We moved to Williamstown and I studied piano at St Mary's but I lost it when we moved back to Fitzroy. So I never played in a band which I don't regret because what I really enjoy is making a band sound great.
I was working for Four'n'Twenty (pies and pastries) delivering pies to all the lunch shops, so I had this van. Anyway Max Vella sang in a band called Fat Daddy, they wore masks...this is before Kiss. Two Maltese, an Italian and an Aussie drummer. I knew their brothers, they were doing gigs and, "Joe's got a van." So I managed Fat Daddy and a band called Muddy Farmer. I had a sign with Fat Daddy on one side and Muddy Farmer on the other and I'd change the signs around depending on who was working. We bought a PA and I used to do the sound.
We used to work the Sunshine Heights Hotel. We'd fill it on a Thursday night but we couldn't get a gig in town. Premier (booking agency) had Melbourne the balls. So in the early 70s I started working for Premier and managed the bands on the side. I'd book bands like the Boys Next Door, James Freud, Barry Earl's Suicide bands. Barry worked in the agency too.

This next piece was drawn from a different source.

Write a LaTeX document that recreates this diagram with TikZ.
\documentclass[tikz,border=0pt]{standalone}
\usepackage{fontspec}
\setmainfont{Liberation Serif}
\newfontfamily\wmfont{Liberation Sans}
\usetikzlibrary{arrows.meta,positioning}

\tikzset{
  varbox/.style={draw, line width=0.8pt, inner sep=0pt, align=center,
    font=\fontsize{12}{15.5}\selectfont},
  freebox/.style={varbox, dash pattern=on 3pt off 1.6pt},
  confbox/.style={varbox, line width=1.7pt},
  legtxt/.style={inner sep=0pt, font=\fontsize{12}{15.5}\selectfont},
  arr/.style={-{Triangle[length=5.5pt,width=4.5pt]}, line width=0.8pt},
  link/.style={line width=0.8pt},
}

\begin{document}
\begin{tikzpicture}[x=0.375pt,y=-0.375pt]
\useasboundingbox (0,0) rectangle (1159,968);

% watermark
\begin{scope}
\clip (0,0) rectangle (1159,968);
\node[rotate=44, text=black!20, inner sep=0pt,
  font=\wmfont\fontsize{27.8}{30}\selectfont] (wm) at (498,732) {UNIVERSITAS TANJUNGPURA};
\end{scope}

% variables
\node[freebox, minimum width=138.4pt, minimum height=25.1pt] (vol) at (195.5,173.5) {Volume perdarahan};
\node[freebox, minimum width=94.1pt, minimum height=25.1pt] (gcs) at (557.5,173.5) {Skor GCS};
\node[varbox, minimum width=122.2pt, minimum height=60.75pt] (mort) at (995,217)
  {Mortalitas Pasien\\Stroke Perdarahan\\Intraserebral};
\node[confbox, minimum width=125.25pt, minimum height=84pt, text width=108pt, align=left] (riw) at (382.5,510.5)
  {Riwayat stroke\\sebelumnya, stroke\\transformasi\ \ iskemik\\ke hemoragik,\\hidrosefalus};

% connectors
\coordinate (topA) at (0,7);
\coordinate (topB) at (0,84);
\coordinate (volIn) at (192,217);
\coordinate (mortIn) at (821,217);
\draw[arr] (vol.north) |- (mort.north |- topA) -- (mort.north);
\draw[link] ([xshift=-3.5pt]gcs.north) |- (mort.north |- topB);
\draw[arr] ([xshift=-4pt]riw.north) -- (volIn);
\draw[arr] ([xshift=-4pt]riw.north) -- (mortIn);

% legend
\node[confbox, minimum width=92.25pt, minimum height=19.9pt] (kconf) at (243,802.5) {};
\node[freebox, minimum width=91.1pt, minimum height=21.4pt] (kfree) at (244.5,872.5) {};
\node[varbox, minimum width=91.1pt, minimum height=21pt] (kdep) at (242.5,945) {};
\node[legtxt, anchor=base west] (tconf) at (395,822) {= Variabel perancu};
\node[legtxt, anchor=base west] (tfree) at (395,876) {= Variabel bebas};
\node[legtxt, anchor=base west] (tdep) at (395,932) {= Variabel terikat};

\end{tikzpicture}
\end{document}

But I didn't want to be an agent. I didn't want to be stuck in the office. So Frank Stivalis suggested I run some gigs down the coast. I called it Lorne Follies. Renee Geyer, Captain Matchbox, Split Enz, AC/DC. I worked with Hush, Ted Mulry...all the classic Aussie bands.
Brian Goldsmith had a club in the Bourke Street Mall called the Bombay Bicycle Club. He closed it while he was fixing up the Underground. So I started running the Bombay Bicycle Club. I really enjoyed that but it finished.
Blondie did a gig there. When Blondie came out for the first time I toured them. That was unreal. I toured a few bands and I liked being on the road but what I really liked was running a gig.
So I looked around and found the Copacabana in Brunswick Street. It was run by Greeks, a Greek nightclub. But they were going broke. I turned it into Bombay Rock and ran it for 3 or 4 years. But they wouldn't clean it. People's feet were sticking to the carpet. I told them I'd leave if they didn't have it cleaned by Xmas. But they didn't give a fuck, they were raking it in. So I walked away. That's when I started managing the Checks with Paul Hester and John Clifforth.